──────── DATA EXCERPT ────────

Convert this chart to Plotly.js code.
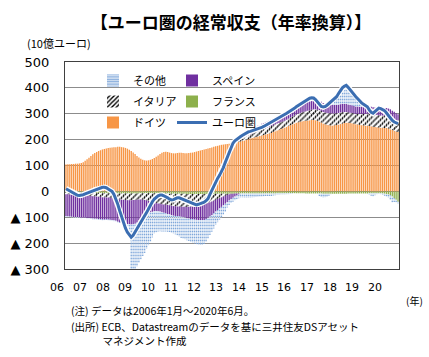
<!DOCTYPE html>
<html><head><meta charset="utf-8">
<script src="https://cdn.plot.ly/plotly-3.0.1.min.js"></script>
<style>html,body{margin:0;padding:0;background:#fff}#chart{width:429px;height:357px}</style>
</head><body><div id="chart"></div>
<script>
// ---- data (10億ユーロ, 12-month sums, monthly 2006/01 - 2020/06) ----
const startYear = 2006, lastYear = 2020, lastMonth = 6;
const yearLabels = ['06','07','08','09','10','11','12','13','14','15','16','17','18','19','20'];
const yTickVals = [-300,-200,-100,0,100,200,300,400,500];
const yTickText = ['▲ 300','▲ 200','▲ 100','0','100','200','300','400','500'];

const germany = [
104,105,105,106,106,107,107,108,110,113,118,124,
130,137,143,148,152,156,159,162,164,166,168,169,
170,171,171,172,172,171,170,168,165,161,156,150,
144,137,131,126,122,120,119,120,122,125,129,134,
139,144,149,152,153,152,150,148,147,147,148,149,
149,148,147,147,148,149,150,152,154,156,158,160,
162,164,166,168,170,172,174,176,178,180,181,182,
183,184,185,186,187,189,191,193,195,197,199,201,
204,206,208,210,212,214,216,218,220,222,224,226,
229,232,235,238,241,244,247,250,253,256,259,262,
265,267,269,271,272,273,274,275,276,276,275,273,
270,266,262,259,257,256,255,255,256,257,258,260,
262,264,265,265,264,263,261,259,258,257,256,255,
254,254,253,252,250,249,248,247,246,246,245,245,
243,240,237,234,231,229];
const france = [
-3,-3,-3,-4,-4,-4,-4,-5,-5,-5,-5,-5,
-5,-5,-6,-6,-6,-6,-6,-7,-7,-7,-7,-7,
-7,-7,-7,-8,-8,-8,-8,-8,-8,-8,-8,-8,
-8,-8,-7,-7,-7,-7,-7,-7,-7,-7,-7,-7,
-7,-7,-8,-8,-8,-8,-8,-9,-9,-9,-9,-9,
-9,-9,-9,-10,-10,-10,-10,-10,-10,-10,-10,-10,
-10,-10,-10,-10,-10,-10,-9,-9,-9,-9,-9,-9,
-9,-9,-9,-9,-8,-8,-8,-8,-8,-8,-8,-8,
-8,-8,-8,-8,-8,-8,-8,-8,-8,-8,-8,-8,
-8,-8,-7,-7,-7,-7,-7,-7,-7,-7,-7,-7,
-7,-7,-7,-7,-7,-8,-8,-8,-8,-8,-8,-8,
-8,-8,-9,-9,-9,-9,-9,-9,-9,-9,-9,-9,
-9,-9,-9,-8,-8,-8,-8,-8,-8,-8,-8,-8,
-8,-8,-7,-7,-7,-7,-7,-7,-7,-8,-9,-10,
-12,-15,-20,-26,-32,-40];
const italy = [
-8,-8,-9,-9,-9,-10,-10,-10,-11,-11,-11,-12,
-12,-13,-13,-14,-14,-15,-15,-16,-16,-17,-17,-18,
-19,-20,-21,-22,-23,-24,-25,-25,-26,-26,-26,-25,
-25,-24,-24,-24,-25,-26,-28,-30,-32,-34,-36,-38,
-40,-41,-42,-43,-44,-45,-46,-47,-48,-48,-49,-49,
-50,-50,-50,-50,-49,-49,-48,-47,-46,-45,-44,-43,
-41,-38,-35,-32,-29,-26,-23,-20,-17,-14,-11,-8,
-5,-2,1,4,6,8,10,11,12,13,14,15,
16,17,18,19,20,21,22,23,24,25,26,27,
27,27,27,26,26,26,26,27,28,29,30,31,
32,33,34,35,36,37,38,39,40,41,42,43,
44,45,45,46,46,46,46,46,45,45,45,45,
44,43,42,41,40,40,40,40,41,42,43,44,
45,46,46,47,47,47,47,47,47,47,47,47,
47,47,46,46,45,45];
const spain = [
-84,-85,-85,-85,-86,-86,-86,-86,-86,-86,-86,-86,
-86,-86,-86,-86,-86,-86,-86,-86,-86,-85,-85,-85,
-85,-85,-86,-87,-88,-89,-90,-91,-92,-93,-94,-94,
-92,-88,-82,-75,-67,-60,-53,-47,-42,-38,-34,-31,
-30,-30,-31,-32,-33,-34,-35,-36,-37,-38,-38,-38,
-39,-40,-42,-44,-46,-48,-50,-52,-54,-56,-57,-58,
-60,-59,-57,-55,-52,-49,-46,-43,-40,-37,-34,-31,
-28,-24,-20,-16,-12,-8,-4,0,4,8,12,15,
17,19,20,21,22,22,23,23,24,24,25,25,
25,25,26,26,26,27,27,27,28,28,28,29,
29,30,30,31,31,32,32,33,33,34,34,35,
35,35,35,34,34,33,33,33,33,32,32,32,
32,31,31,30,30,30,29,29,29,28,28,28,
28,28,28,28,28,28,29,29,29,29,30,30,
30,30,29,28,26,24];
const others = [
-2,-1,-1,-2,-2,-3,-3,-2,-2,-1,-1,-2,
-2,-3,-3,-2,-2,-2,-3,-3,-2,-2,-3,-3,
-3,-3,-2,-2,-3,-3,-4,-6,-10,-40,-180,-175,
-175,-170,-163,-156,-151,-145,-134,-124,-113,-99,-86,-82,
-78,-76,-74,-72,-70,-69,-68,-68,-69,-71,-74,-78,
-82,-83,-84,-85,-87,-89,-90,-92,-94,-95,-96,-96,
-92,-88,-80,-72,-65,-58,-52,-47,-43,-40,-36,-32,
-20,-18,-16,-15,-14,-14,-15,-16,-16,-17,-17,-17,
-17,-16,-15,-14,-13,-12,-12,-11,-10,-10,-10,-10,
-8,-7,-6,-6,-5,-5,-5,-4,-4,-3,-2,0,
2,4,6,8,10,12,14,15,14,12,8,2,
-10,-14,-15,-14,-12,-8,-2,6,16,28,40,51,
60,68,72,66,58,50,46,37,30,22,15,10,
5,0,-6,-10,-12,-8,-4,-2,-4,-6,-8,-10,
-12,-18,-22,-15,-10,-8];
const euroArea = [
10,6,2,-3,-8,-12,-15,-16,-15,-13,-10,-7,
-5,-2,2,6,9,12,14,16,16,14,9,3,
0,-12,-30,-50,-75,-100,-122,-142,-158,-170,-177,-170,
-158,-145,-133,-120,-108,-95,-82,-68,-52,-40,-30,-22,
-17,-14,-14,-17,-20,-25,-30,-33,-32,-28,-25,-25,
-28,-32,-35,-39,-42,-45,-48,-50,-52,-50,-48,-45,
-42,-36,-28,-12,5,20,35,50,62,75,92,112,
130,152,170,186,195,202,207,212,217,222,226,230,
232,234,236,238,241,244,247,251,255,259,263,267,
272,276,281,285,289,293,298,302,307,311,316,321,
327,332,337,343,348,353,357,360,362,361,355,345,
335,328,326,328,333,340,347,352,358,366,378,390,
400,406,410,402,392,382,376,366,358,348,342,337,
332,327,315,306,302,310,318,322,320,316,312,303,
292,282,274,268,265,262];

// month categories
const months = [];
for (let y = startYear; y <= lastYear; y++) {
  for (let m = 1; m <= 12; m++) {
    if (y === lastYear && m > lastMonth) break;
    months.push(y + '/' + String(m).padStart(2, '0'));
  }
}

// ---- layout geometry ----
const W = 429, H = 357, L = 65, R = 399, T = 62, B = 269;
const px = x => (x - L) / (R - L);
const py = y => (B - y) / (B - T);
const JP = '"Noto Sans CJK JP", "Noto Sans", sans-serif';
const NUM = '"DejaVu Sans", Verdana, sans-serif';

const barBase = {type: 'bar', x: months, hoverinfo: 'skip'};
const traces = [
  Object.assign({}, barBase, {name: 'ドイツ', y: germany, legend: 'legend5',
    marker: {color: '#F79646', line: {width: 0}}}),
  Object.assign({}, barBase, {name: 'フランス', y: france, legend: 'legend4',
    marker: {color: '#8DB04C', line: {width: 0}}}),
  Object.assign({}, barBase, {name: 'イタリア', y: italy, legend: 'legend3',
    marker: {color: '#000000', line: {width: 0},
      pattern: {shape: '/', fgcolor: '#000000', bgcolor: '#ffffff', size: 4, solidity: 0.45}}}),
  Object.assign({}, barBase, {name: 'スペイン', y: spain, legend: 'legend2',
    marker: {color: '#7030A0', line: {width: 0}}}),
  Object.assign({}, barBase, {name: 'その他', y: others, legend: 'legend',
    marker: {color: '#8DB3E2', line: {width: 0},
      pattern: {shape: '-', fgcolor: '#7FA7DA', bgcolor: '#E4ECF7', size: 3, solidity: 0.5}}}),
  {type: 'scatter', mode: 'lines', x: months, y: euroArea, showlegend: false, hoverinfo: 'skip',
    line: {color: '#ffffff', width: 5.5}},
  {type: 'scatter', mode: 'lines', x: months, y: euroArea, name: 'ユーロ圏', legend: 'legend6',
    line: {color: '#3B6EB2', width: 3}}
];

const annotations = [];
yearLabels.forEach((t, k) => {
  annotations.push({xref: 'paper', yref: 'paper', x: px(57.3 + 22.7 * k), y: py(287),
    xanchor: 'center', yanchor: 'middle', text: t, showarrow: false,
    font: {family: NUM, size: 11, color: '#000'}});
});
const txt = (text, x, y, size, xanchor, yanchor) => ({xref: 'paper', yref: 'paper', x: px(x), y: py(y),
  xanchor: xanchor || 'left', yanchor: yanchor || 'middle', align: 'left', text: text, showarrow: false, borderpad: 0,
  font: {family: JP, size: size, color: '#000'}});
annotations.push(txt('(10億ユーロ)', 59, 43, 11, 'center'));
annotations.push(txt('(年)', 414, 300, 10, 'center'));
annotations.push(txt('(注) データは2006年1月～2020年6月。', 70, 310, 10.5));
annotations.push(txt('(出所) ECB、Datastreamのデータを基に三井住友DSアセット<br>　　　マネジメント作成', 70, 317.6, 10.5, 'left', 'top'));

const legendBase = {orientation: 'h', xanchor: 'left', yanchor: 'top', bgcolor: 'rgba(0,0,0,0)',
  font: {family: JP, size: 11, color: '#000'}};
const col1 = px(93), col2 = px(172);
const row = r => py(66 + 21 * r);

const layout = {
  width: W, height: H,
  margin: {l: L, r: W - R, t: T, b: H - B, pad: 0},
  paper_bgcolor: '#ffffff', plot_bgcolor: '#ffffff',
  title: {text: '【ユーロ圏の経常収支（年率換算）】', x: 231 / W, xanchor: 'center',
    y: 1 - 23 / H, yanchor: 'middle', yref: 'container',
    font: {family: JP, size: 17, color: '#000', weight: 'bold'}},
  barmode: 'relative', bargap: 0.3,
  showlegend: true,
  legend:  Object.assign({}, legendBase, {x: col1, y: row(0)}),
  legend2: Object.assign({}, legendBase, {x: col2, y: row(0)}),
  legend3: Object.assign({}, legendBase, {x: col1, y: row(1)}),
  legend4: Object.assign({}, legendBase, {x: col2, y: row(1)}),
  legend5: Object.assign({}, legendBase, {x: col1, y: row(2)}),
  legend6: Object.assign({}, legendBase, {x: col2, y: row(2)}),
  xaxis: {type: 'category', range: [-0.5, months.length - 0.5], showticklabels: false,
    ticks: '', showgrid: false, zeroline: false, showline: true, mirror: true,
    linecolor: '#404040', linewidth: 1, layer: 'above traces', fixedrange: true},
  yaxis: {range: [-300, 500], tickvals: yTickVals, ticktext: yTickText, ticks: '',
    tickfont: {family: NUM, size: 13, color: '#000'}, ticklabelstandoff: 12,
    showgrid: true, gridcolor: '#8c8c8c', gridwidth: 1,
    zeroline: true, zerolinecolor: '#8c8c8c', zerolinewidth: 1,
    showline: true, mirror: true, linecolor: '#404040', linewidth: 1, fixedrange: true},
  annotations: annotations
};

Plotly.newPlot('chart', traces, layout, {staticPlot: true, displayModeBar: false});
</script></body></html>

────────

* WORK TO DO
Every line from the start of the listing above through the line with "const yTickText = ['▲" should be repeated exactly; skip the pictures and add nothing else.

* EXPECTED ANSWER
Convert this chart to Plotly.js code.
<!DOCTYPE html>
<html><head><meta charset="utf-8">
<script src="https://cdn.plot.ly/plotly-3.0.1.min.js"></script>
<style>html,body{margin:0;padding:0;background:#fff}#chart{width:429px;height:357px}</style>
</head><body><div id="chart"></div>
<script>
// ---- data (10億ユーロ, 12-month sums, monthly 2006/01 - 2020/06) ----
const startYear = 2006, lastYear = 2020, lastMonth = 6;
const yearLabels = ['06','07','08','09','10','11','12','13','14','15','16','17','18','19','20'];
const yTickVals = [-300,-200,-100,0,100,200,300,400,500];
const yTickText = ['▲ 300','▲ 200','▲ 100','0','100','200','300','400','500'];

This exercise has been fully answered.